Female reproductive disorders, including precocious puberty, irregular menstrual cycles, and reduced fertility, are increasing among certain human populations. Endocrine-disrupting chemicals (EDCs) are common in the environment. Evidence from experimental animals, wildlife, and unintended human exposures suggests that EDCs may play a major role in causing these disorders. Epigenetic mechanisms (e.g., DNA methylation) may play a role as a link between environmental EDC exposures during development and the adult diseases. The epigenetic effects of exposure to EDCs (e.g., the pesticide methoxychlor, MXC) on other organs, including the uterus and mammary gland, have been studied. We have shown that developmental exposure to MXC alters gene expression in the ovary, leading to inhibition of follicular maturation and the ovulation, which are associated with gene-specific [(e.g., estrogen receptor (ER) 2] as well as global DNA methylation changes. The exposure causes reproductive dysfunction, such as early puberty, irregular cycles, reduced fertility, and premature aging. Preliminary studies also suggest that the MXC exposure cause morphological and gene expression alterations in postnatal day (PND) 7 ovary. However, the full extent of the epigenetic effects, how they are altered by age, the underlying developmental mechanisms, and the modulatory roles of common EDCs (e.g., bisphenol A (BPA) and genistein) on MXC-induced epigenetic alterations are not known. Our hypothesis is that developmental exposure to EDCs alters the epigenome (e.g., DNA methylation) and gene expression in the ovary in follicular stage-dependent and gonadotropic hormone-responsive manner, leading to reproductive dysfunction in adulthood. We will test this hypothesis with three specific aims:
Aim 1 is to determine global age-dependent DNA methylation and gene expression changes in the ovary following developmental MXC exposure, using array- based approaches at PND7 and PND60. We will determine sequence-specific DNA methylation changes by bisulfite sequencing and how these changes may interfere with the transcription factor binding using chromatin immunoprecipitation assay.

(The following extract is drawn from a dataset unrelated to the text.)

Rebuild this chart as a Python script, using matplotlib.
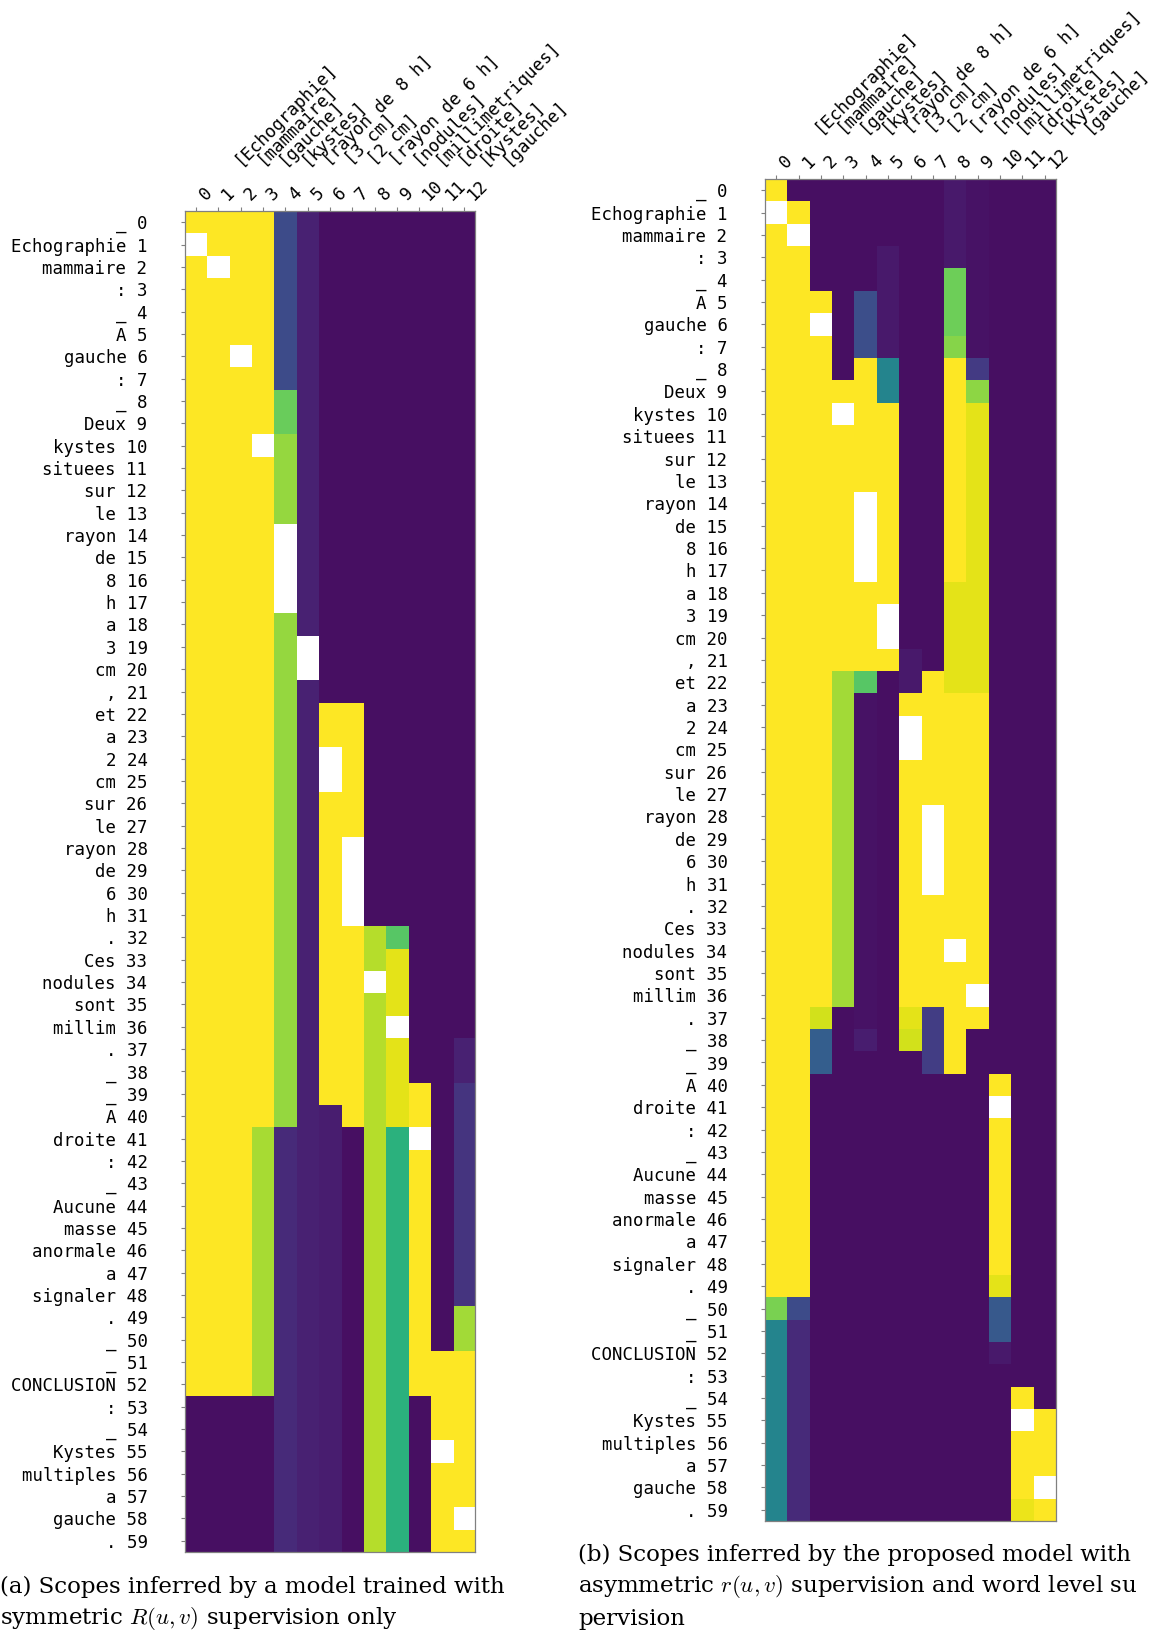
import numpy as np
import matplotlib.pyplot as plt

plt.rcParams['mathtext.fontset'] = 'cm'

# tokens of the report (rows) and the spans (columns)
words = ['_', 'Echographie', 'mammaire', ':', '_', 'A', 'gauche', ':', '_', 'Deux',
         'kystes', 'situees', 'sur', 'le', 'rayon', 'de', '8', 'h', 'a', '3',
         'cm', ',', 'et', 'a', '2', 'cm', 'sur', 'le', 'rayon', 'de',
         '6', 'h', '.', 'Ces', 'nodules', 'sont', 'millim', '.', '_', '_',
         'A', 'droite', ':', '_', 'Aucune', 'masse', 'anormale', 'a', 'signaler', '.',
         '_', '_', 'CONCLUSION', ':', '_', 'Kystes', 'multiples', 'a', 'gauche', '.']
spans = ['[Echographie]', '[mammaire]', '[gauche]', '[kystes]', '[rayon de 8 h]',
         '[3 cm]', '[2 cm]', '[rayon de 6 h]', '[nodules]', '[millimetriques]',
         '[droite]', '[Kystes]', '[gauche]']

# cells left blank: the word is part of the span itself
span_cells = [(1, 0), (2, 1), (6, 2), (10, 3), (14, 4), (15, 4), (16, 4), (17, 4),
              (19, 5), (20, 5), (24, 6), (25, 6), (28, 7), (29, 7), (30, 7), (31, 7),
              (34, 8), (36, 9), (41, 10), (55, 11), (58, 12)]

# scope values per column, as (first row, last row, value)
left_runs = [
    [(0, 52, 1.0), (53, 59, 0.04)],
    [(0, 52, 1.0), (53, 59, 0.04)],
    [(0, 52, 1.0), (53, 59, 0.04)],
    [(0, 40, 1.0), (41, 52, 0.87), (53, 59, 0.04)],
    [(0, 7, 0.23), (8, 9, 0.77), (10, 40, 0.84), (41, 59, 0.12)],
    [(0, 59, 0.09)],
    [(0, 21, 0.04), (22, 39, 1.0), (40, 59, 0.08)],
    [(0, 21, 0.04), (22, 40, 1.0), (41, 59, 0.04)],
    [(0, 31, 0.04), (32, 59, 0.89)],
    [(0, 31, 0.04), (32, 32, 0.74), (33, 40, 0.96), (41, 59, 0.64)],
    [(0, 38, 0.04), (39, 52, 1.0), (53, 59, 0.04)],
    [(0, 50, 0.04), (51, 59, 1.0)],
    [(0, 36, 0.04), (37, 38, 0.09), (39, 48, 0.15), (49, 50, 0.86), (51, 59, 1.0)],
]
right_runs = [
    [(0, 49, 1.0), (50, 50, 0.8), (51, 59, 0.45)],
    [(0, 0, 0.04), (1, 49, 1.0), (50, 50, 0.23), (51, 59, 0.12)],
    [(0, 4, 0.04), (5, 36, 1.0), (37, 37, 0.93), (38, 39, 0.3), (40, 59, 0.04)],
    [(0, 8, 0.04), (9, 21, 1.0), (22, 36, 0.86), (37, 59, 0.04)],
    [(0, 4, 0.04), (5, 7, 0.24), (8, 21, 1.0), (22, 22, 0.74), (23, 37, 0.05),
     (38, 38, 0.08), (39, 59, 0.04)],
    [(0, 2, 0.04), (3, 7, 0.07), (8, 9, 0.45), (10, 21, 1.0), (22, 59, 0.04)],
    [(0, 20, 0.04), (21, 22, 0.07), (23, 36, 1.0), (37, 37, 0.96), (38, 38, 0.93),
     (39, 59, 0.04)],
    [(0, 21, 0.04), (22, 36, 1.0), (37, 39, 0.18), (40, 59, 0.04)],
    [(0, 3, 0.07), (4, 6, 0.78), (7, 7, 0.82), (8, 17, 1.0), (18, 22, 0.96),
     (23, 39, 1.0), (40, 59, 0.04)],
    [(0, 7, 0.05), (8, 8, 0.17), (9, 9, 0.83), (10, 22, 0.96), (23, 37, 1.0),
     (38, 59, 0.04)],
    [(0, 39, 0.04), (40, 48, 1.0), (49, 49, 0.96), (50, 51, 0.28), (52, 52, 0.07),
     (53, 59, 0.04)],
    [(0, 53, 0.04), (54, 58, 1.0), (59, 59, 0.97)],
    [(0, 54, 0.04), (55, 59, 1.0)],
]


def build(runs):
    m = np.zeros((len(words), len(spans)))
    for j, col in enumerate(runs):
        for a, b, v in col:
            m[a:b + 1, j] = v
    for r, c in span_cells:
        m[r, c] = np.nan
    return m


cmap = plt.get_cmap('viridis').copy()
cmap.set_bad('white')
mono = 'DejaVu Sans Mono'


def draw(ax, m):
    ax.imshow(m, cmap=cmap, vmin=0, vmax=1, aspect='auto', interpolation='nearest')
    ax.set_yticks(range(len(words)))
    ax.set_yticklabels([f'{w} {i}' for i, w in enumerate(words)], family=mono, fontsize=12.5)
    ax.set_xticks(range(len(spans)))
    ax.tick_params(axis='x', top=True, labeltop=True, bottom=False, labelbottom=False,
                   length=3, color='gray', pad=2)
    ax.tick_params(axis='y', length=3, color='gray', pad=24)
    ax.set_xticklabels([str(i) for i in range(len(spans))], rotation=45, ha='left',
                       family=mono, fontsize=12.5)
    for s in ax.spines.values():
        s.set_color('gray')
        s.set_linewidth(0.9)
    # span names above the column numbers
    for j, s in enumerate(spans):
        ax.text(j + 2.1, -0.5 - 1.9, s, rotation=45, rotation_mode='anchor',
                ha='left', va='bottom', family=mono, fontsize=12.5, clip_on=False)


fig = plt.figure(figsize=(11.58, 16.37), dpi=100)
ax1 = fig.add_axes([185 / 1158, 1 - 1552 / 1637, 290 / 1158, 1341 / 1637])
ax2 = fig.add_axes([765 / 1158, 1 - 1521 / 1637, 291 / 1158, 1342 / 1637])
draw(ax1, build(left_runs))
draw(ax2, build(right_runs))

cap = dict(family='DejaVu Serif', fontsize=16.5, va='center', ha='left')
fig.text(0.0, 1 - 1587 / 1637, '(a) Scopes inferred by a model trained with', **cap)
fig.text(0.0, 1 - 1619 / 1637, 'symmetric $R(u,v)$ supervision only', **cap)
fig.text(578 / 1158, 1 - 1555 / 1637, '(b) Scopes inferred by the proposed model with', **cap)
fig.text(578 / 1158, 1 - 1587 / 1637, 'asymmetric $r(u,v)$ supervision and word level su', **cap)
fig.text(578 / 1158, 1 - 1619 / 1637, 'pervision', **cap)

fig.savefig('out.png', dpi=100)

Aim 2 is to study the developmental mechanisms of MXC-induced DNA methylation and gene expression changes. We observed that ER2 expression was inhibited in pre- and early- antral follicles although the expression in earlier stages of follicles was not changed. Following isolation of different stage follicles, we will determine whether stage-specific follicular gene expression is due to stage- specific DNA methylation changes, and using a superovulation model, we will explore the role of gonadotropic hormones.
Aim 3 is to determine the modulatory actions of BPA and genistein on MXC's effects. We observed that MXC, BPA, and/or genistein modulated each other's actions on early folliculogenesis in a stage-specific manner in vitro. To better understand the role of DNA methylation alterations in these modulatory actions among EDCs, we will study the effects of BPA and genistein on DNA methylation and gene expression changes induced by MXC in organ culture system in vitro as well as in whole animal in vivo. This approach will provide a broader understanding of the effects of EDCs and will help us develop a general theme for EDC- induced epigenetic alterations. These studies substantially improve our fundamental understanding of role of epigenetic mechanisms in gene expression and organ function, and how these mechanisms are influenced by environmental factors. A mechanistic understanding of epigenetic environmental disease etiology can lead to better prevention diagnosis, and therapies, thereby improving public health and reducing health care costs.
Exposure to environmental endocrine-disrupting chemicals (EDCs), such as the pesticide methoxychlor, during in utero or early postnatal developmental periods, may cause ovarian dysfunction and female infertility in adulthood via epigenetic mechanisms (e.g., DNA methylation). The objective of the proposed research is to identify the epigenetic mechanisms by which EDCs disrupt normal functioning of the ovary, leading to female infertility. A mechanistic understanding of the epigenetic effects of EDC exposure can lead to better prevention, diagnosis, and therapies, thereby improving public health and reducing health care costs.